* _Goal_
Extract the lines of the material below, beginning with the first and ending with the line that holds "const yStep = 2;". Skip every picture.

* _Supplied information_
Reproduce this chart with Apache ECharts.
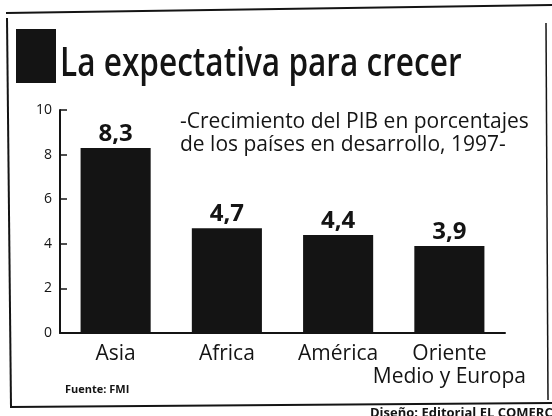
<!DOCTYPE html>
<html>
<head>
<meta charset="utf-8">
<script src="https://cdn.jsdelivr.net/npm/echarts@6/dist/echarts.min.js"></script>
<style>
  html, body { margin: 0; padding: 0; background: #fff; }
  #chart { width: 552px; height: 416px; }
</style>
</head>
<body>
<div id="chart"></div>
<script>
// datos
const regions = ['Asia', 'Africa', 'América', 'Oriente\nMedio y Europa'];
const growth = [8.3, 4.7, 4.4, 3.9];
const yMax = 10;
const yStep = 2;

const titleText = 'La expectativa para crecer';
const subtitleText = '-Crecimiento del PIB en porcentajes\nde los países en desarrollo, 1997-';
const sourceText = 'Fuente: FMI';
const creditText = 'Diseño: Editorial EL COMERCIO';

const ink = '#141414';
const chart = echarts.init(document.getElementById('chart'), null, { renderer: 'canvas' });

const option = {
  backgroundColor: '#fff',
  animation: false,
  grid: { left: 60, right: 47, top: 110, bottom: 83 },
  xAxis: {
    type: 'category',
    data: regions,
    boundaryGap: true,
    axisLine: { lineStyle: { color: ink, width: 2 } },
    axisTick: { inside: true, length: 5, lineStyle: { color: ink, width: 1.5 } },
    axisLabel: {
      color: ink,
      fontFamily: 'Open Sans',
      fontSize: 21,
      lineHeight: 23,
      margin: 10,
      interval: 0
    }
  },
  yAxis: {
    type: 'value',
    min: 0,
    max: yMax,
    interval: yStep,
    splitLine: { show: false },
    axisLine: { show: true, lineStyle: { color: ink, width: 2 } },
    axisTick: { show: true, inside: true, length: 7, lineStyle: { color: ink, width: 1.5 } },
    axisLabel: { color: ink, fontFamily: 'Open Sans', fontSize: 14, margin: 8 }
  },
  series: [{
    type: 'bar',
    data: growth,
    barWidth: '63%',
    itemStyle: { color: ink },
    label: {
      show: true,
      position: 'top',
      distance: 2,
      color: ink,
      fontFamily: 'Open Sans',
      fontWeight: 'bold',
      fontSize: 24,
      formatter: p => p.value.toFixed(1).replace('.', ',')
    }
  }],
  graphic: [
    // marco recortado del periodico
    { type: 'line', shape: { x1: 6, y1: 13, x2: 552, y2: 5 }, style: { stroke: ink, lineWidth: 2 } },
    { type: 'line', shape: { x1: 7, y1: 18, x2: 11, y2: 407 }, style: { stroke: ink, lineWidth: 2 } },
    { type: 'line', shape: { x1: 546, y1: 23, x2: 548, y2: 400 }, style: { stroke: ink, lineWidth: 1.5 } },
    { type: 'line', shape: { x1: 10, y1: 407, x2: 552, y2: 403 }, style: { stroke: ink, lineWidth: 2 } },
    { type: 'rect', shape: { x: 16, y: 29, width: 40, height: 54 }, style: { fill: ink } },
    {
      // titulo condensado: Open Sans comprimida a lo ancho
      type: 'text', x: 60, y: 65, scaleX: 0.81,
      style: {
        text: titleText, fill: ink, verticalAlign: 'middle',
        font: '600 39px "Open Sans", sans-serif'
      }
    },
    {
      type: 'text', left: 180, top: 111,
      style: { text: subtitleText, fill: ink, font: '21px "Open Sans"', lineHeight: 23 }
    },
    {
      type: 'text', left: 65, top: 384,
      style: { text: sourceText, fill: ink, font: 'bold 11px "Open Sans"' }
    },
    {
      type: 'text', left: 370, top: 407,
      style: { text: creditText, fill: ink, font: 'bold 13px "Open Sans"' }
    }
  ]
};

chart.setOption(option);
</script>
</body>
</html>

* _Output below_
Reproduce this chart with Apache ECharts.
<!DOCTYPE html>
<html>
<head>
<meta charset="utf-8">
<script src="https://cdn.jsdelivr.net/npm/echarts@6/dist/echarts.min.js"></script>
<style>
  html, body { margin: 0; padding: 0; background: #fff; }
  #chart { width: 552px; height: 416px; }
</style>
</head>
<body>
<div id="chart"></div>
<script>
// datos
const regions = ['Asia', 'Africa', 'América', 'Oriente\nMedio y Europa'];
const growth = [8.3, 4.7, 4.4, 3.9];
const yMax = 10;
const yStep = 2;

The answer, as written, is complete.